Now one thing the guys at MG have got right is the engine. It’s rather good if truth be told. It’s a 1.9-litre DTi diesel engine producing 190PS and 340Nm of torque. That’s sent to the front wheels through a 6-speed manual gearbox, resulting in a 0-62mph time of 8.4seconds and a top speed of 120mph. The engine is only EU5 compliant, but does feel refined. The torquey power delivery is typical of a diesel, and there’s plenty of in-gear acceleration on hand. The 6th gear is a rather tall one, which keeps the revs down on the motorway resulting in a quieter, smoother drive. The updated engine does make the MG6 a viable option now for a motorway cruiser.

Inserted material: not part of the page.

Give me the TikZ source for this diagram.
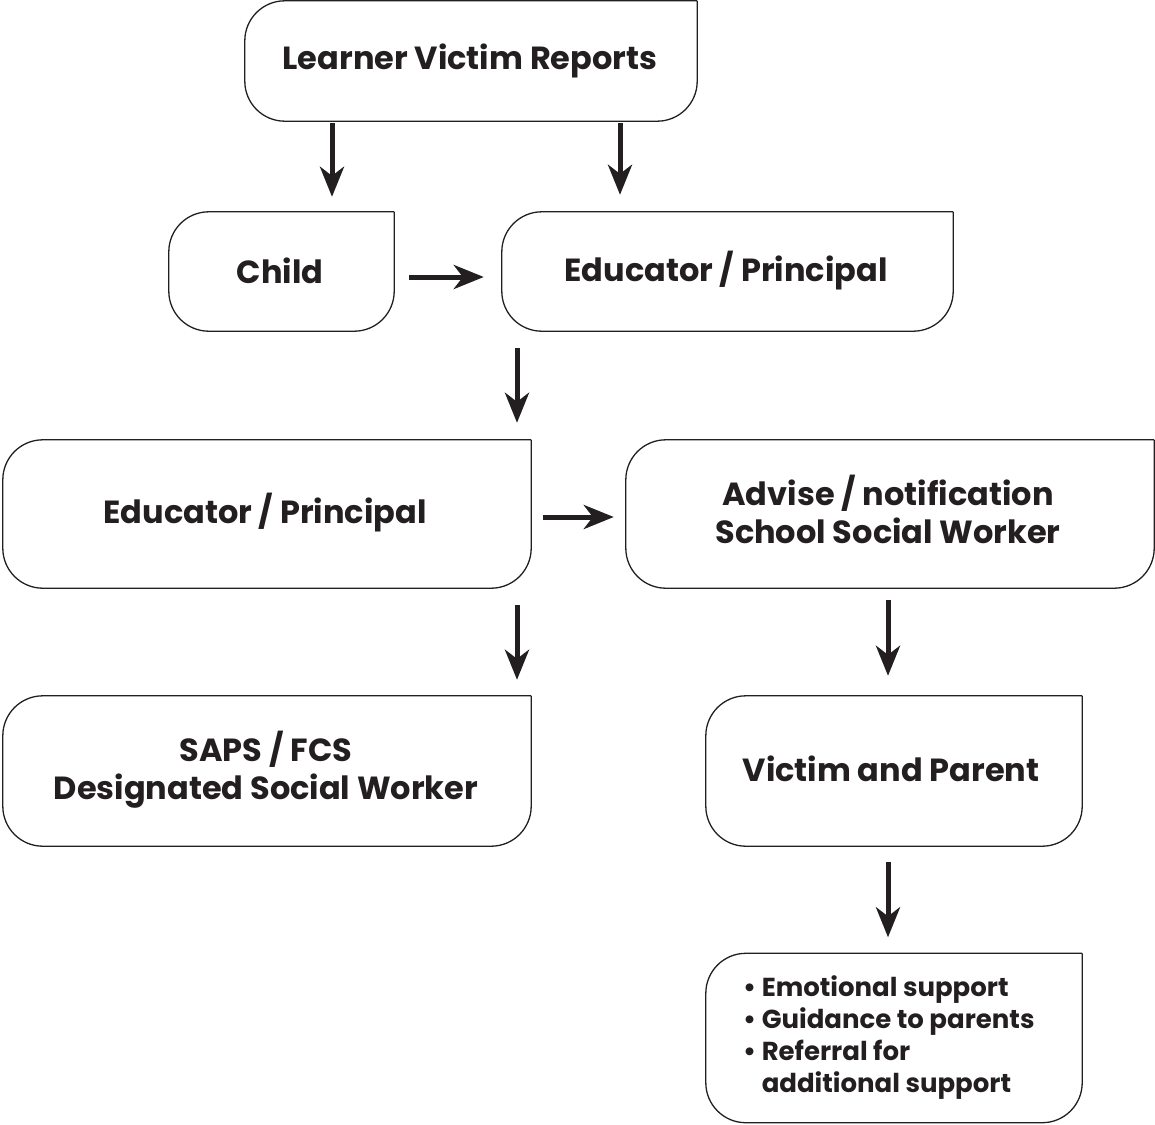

The handling isn’t too bad for a big diesel either. The ride is generally quite comfortable, although on certain roads I did wonder whether the suspension setup was a little bit on the firm side. This is meant as a motorway cruiser, and in that regard it performs well. Once you get to the twistier A-roads things aren’t as good. I found there was noticeable pitch on corner entry. I think that’s partly down to the 16-inch wheels having quite tall tyres on them, but it didn’t inspire confidence. The steering was nicely weighted but could also have done with being a little more direct. And lastly I wonder whether MG will be developing a 4WD system. There’s talk of several new cars being released over the coming years, and I think it would be wise for MG to look into a bit of sure-footedness. The market is heading that way, and it could definitely improve the appeal of the MG6.
Economy – 9/10


The revised engine has lower CO2 emissions, and at 119g/km road tax will cost you £30 per year (free in the first year). That’s VED band C, and means that the MG6 will be kind to company car drivers too, with a 21% BIK for P11d purposes. That’ll equate to £63 a month for basic rate tax payers, and that’s not a bad deal at all. Combined fuel consumption is 61.4mpg and the presence of start/stop technology highlights MG’s attention to becoming greener. The MG can’t score a 10 here though, because there are more efficient cars out there in this sector, with sub-100g/km emissions and higher average mpg. Importantly though, the MG6 has closed the gap.

Practicality – 9/10

The MG6 is a rather large car. Once you open up the rear hatch you will reveal 498 litres of boot space. Fold the seats down and that rises to 1,379 litres. Being a hatchback there’s a large opening too, making the boot space more usable. Rear legroom is good, and the driving position was fine for 5ft7 me. The standard kit in the form of satellite navigation, cruise control, rear parking camera and Bluetooth hands-free make the MG6 enjoyable to live with, and provide the rep with everything he would need to bomb up and down the M6 every day. The key system is a bit of a faff. You have to put the key into a slot in the dashboard. It’s similar to the Audi system, but feels a bit cheap.

Fun – 2/10

So what about the fun factor? Well to put it nicely, there isn’t any. This is a car that is best described as functional. It will happily eat up the miles, but lacks soul. The driving experience is saved by the addition of creature comforts that make a drive more pleasant, but really this is never going to inspire you to go for a drive. What’s more, it wouldn’t recognise my iPod classic as a device, so I couldn’t even put some decent music on. And lastly is the stigma surrounding the MG6. “What is it?” was a question I was asked many times. And you have to explain how it is cheap for what it is and that actually the engine is half decent. It becomes tiresome.

Concluding Remarks

So that’s my week with the MG6. It looks good, and now has a good engine under the bonnet. For a motor that was developed in-house I think it’s a credit to MG, and means that the MG6 is comparable with the likes of the Insignia and Mondeo in delivering performance and economy. The standard equipment list is great, and the top-spec TL model I tested will set you back £18,390 including metallic paint. If you really want to stick to a budget, then the entry-level S model may be the choice for you. At £13,995 it really is cheap. For more information log on to the MG website where you can configure your own car and find your local dealership. I think MG are definitely taking steps in the right direction, and with new models planned over the next few years, I’m excited to see where the brand is heading.